The most-active October live cattle contract ended the day 0.225 cents higher at 179.275 cents per pound. This uptick came as the contract edged away from the lowest levels observed in nearly three months earlier in the week.
In contrast, CME feeder cattle futures faced downward pressure, with September feeders closing 1.675 cents lower at 238.900 cents per pound. This marks a continuation of the downtrend, as feeder cattle prices hover at levels not seen since December.
Traders noted that weakness in the Chicago grains futures markets provided some support for cattle prices. However, the overall sentiment remained cautious due to limited cash cattle trade and uncertainties in the global economic landscape.
In the cash cattle market, prices are expected to soften due to limited trading activity this week.
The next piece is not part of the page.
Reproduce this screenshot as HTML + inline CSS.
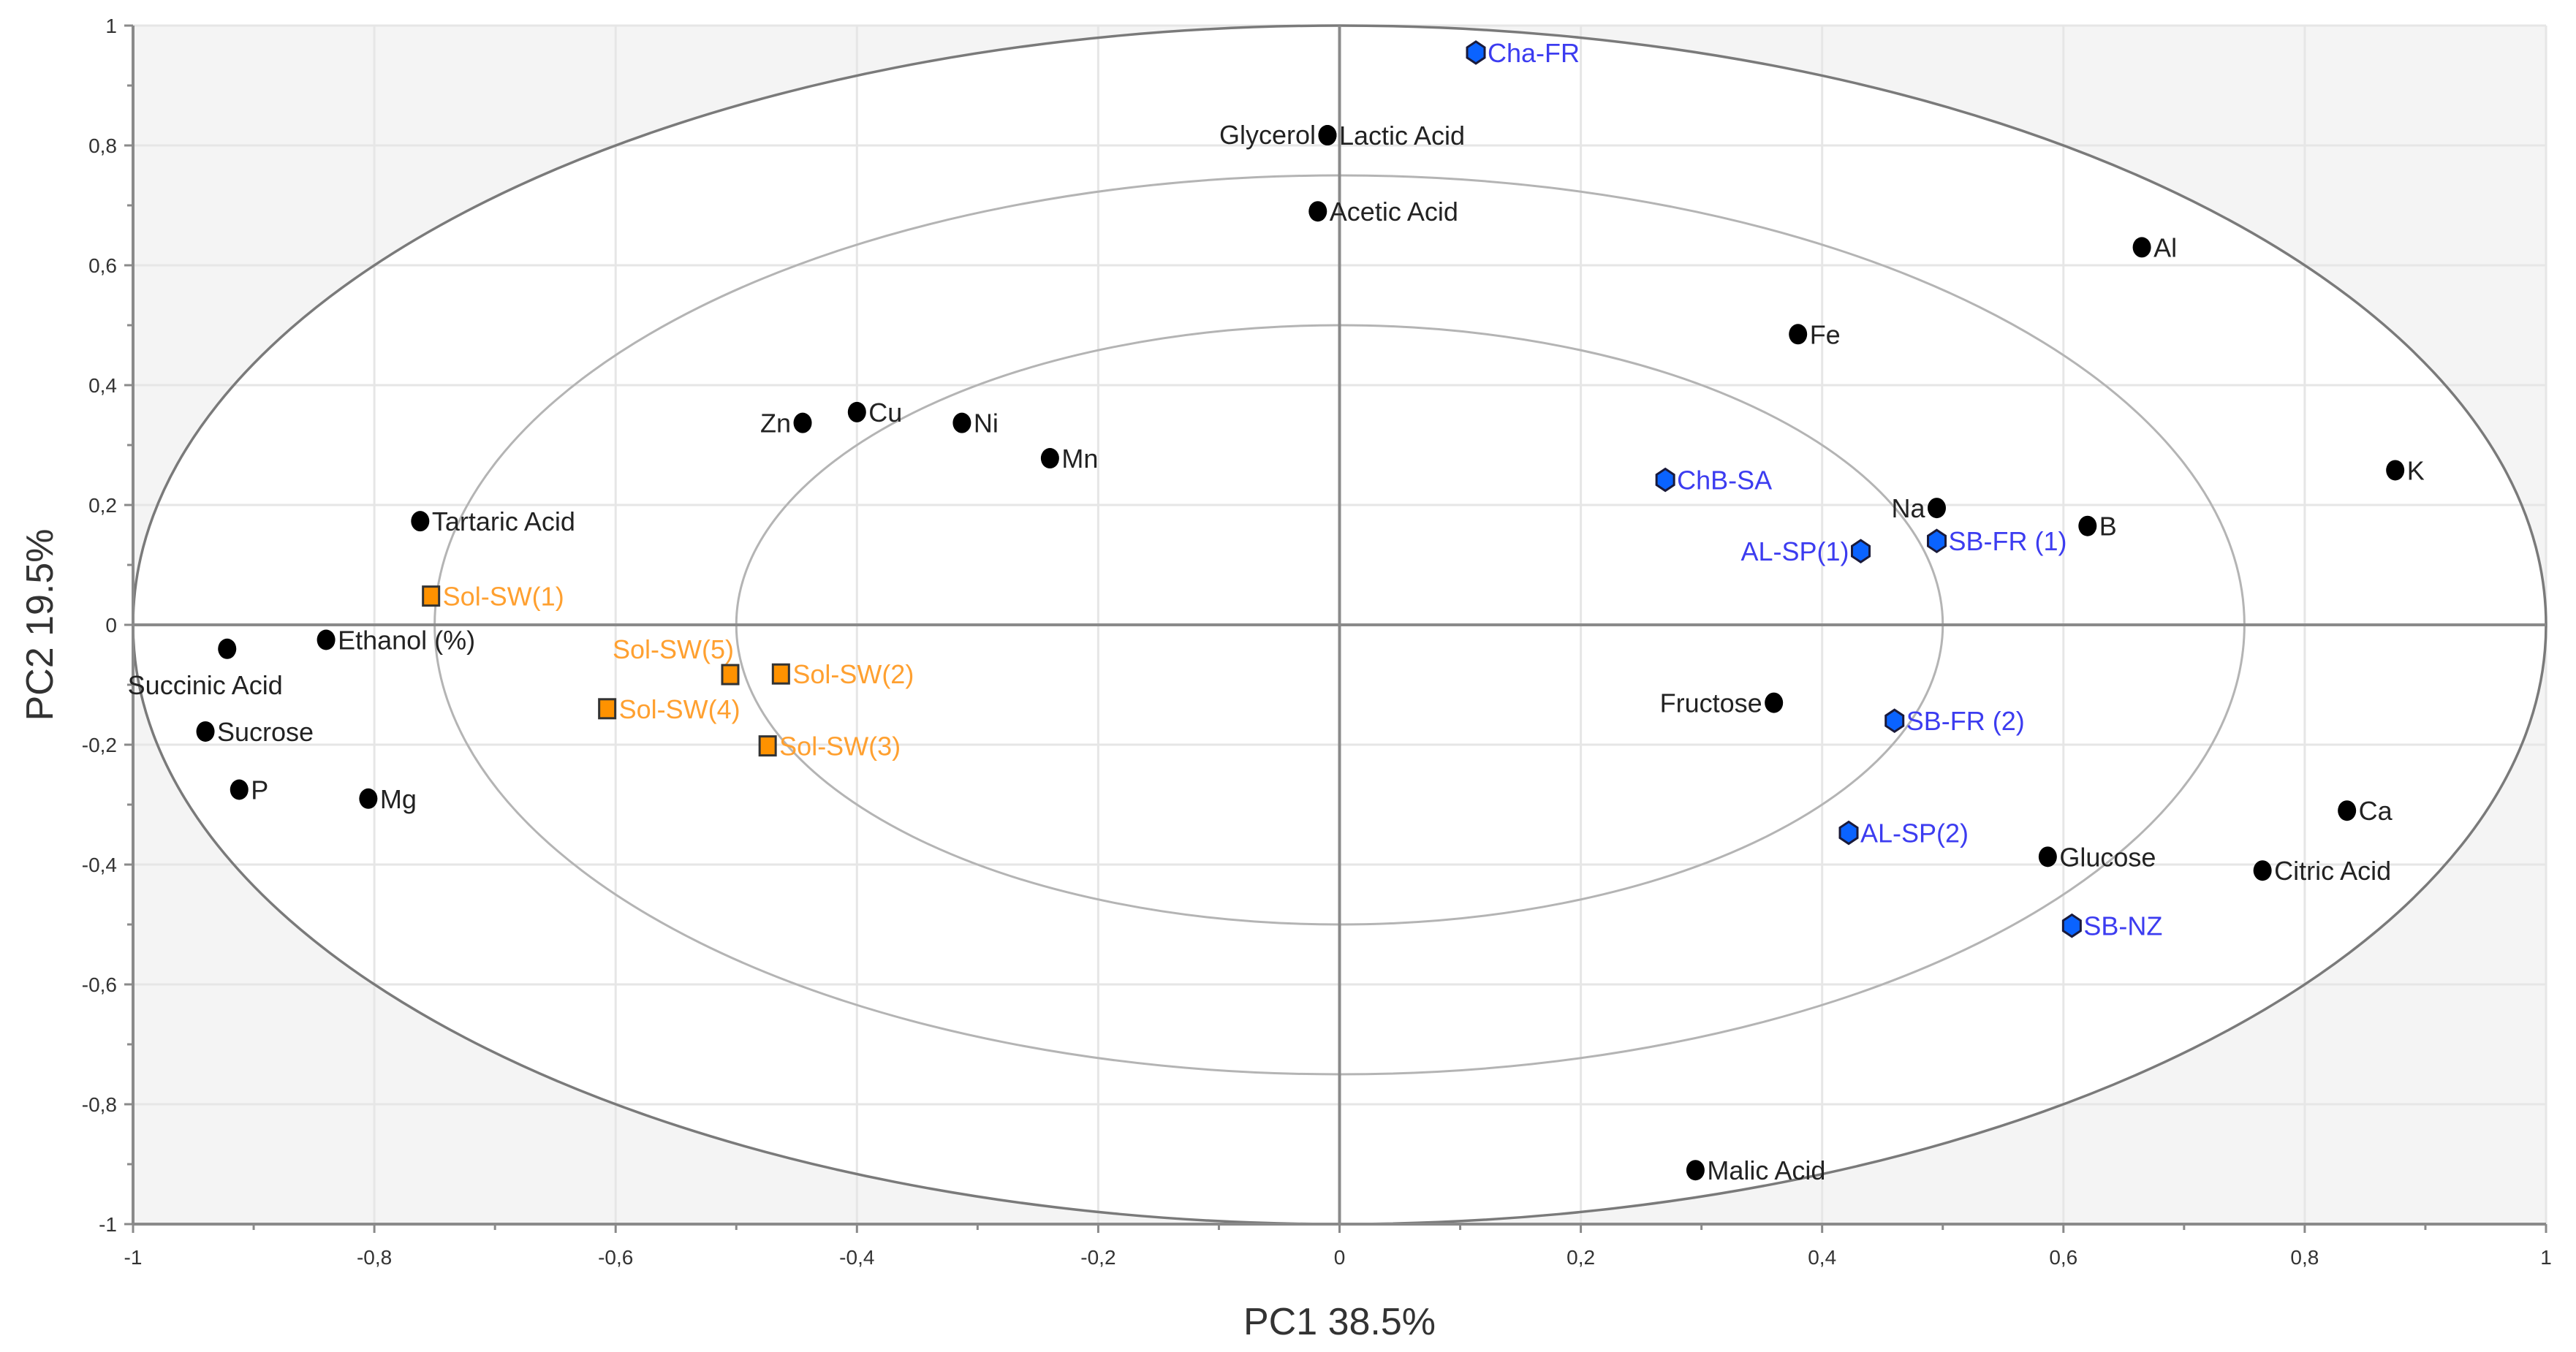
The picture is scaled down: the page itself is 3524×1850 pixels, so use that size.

Recent transactions included a trade in Iowa at approximately $193 per hundredweight (cwt) and another in Texas at $185 per cwt.
US Department of Agriculture data revealed that beef exports for June increased by nearly 1.8% compared to May but were down by nearly 2.4% from the previous year. Despite this annual decline, June’s export volumes were the highest of the year, which provided some relief from the bearish sentiment that has affected cattle futures since late last week, according to Karl Setzer, partner at Consus Ag Consulting.
“These cattle markets just keep going back and forth,” Setzer remarked.
Meanwhile, pork exports for June fell to a four-year low, primarily due to decreased demand from China. This decline contributed to a drop in CME October lean hog futures, which ended down 1.825 cents at 74.575 cents per pound.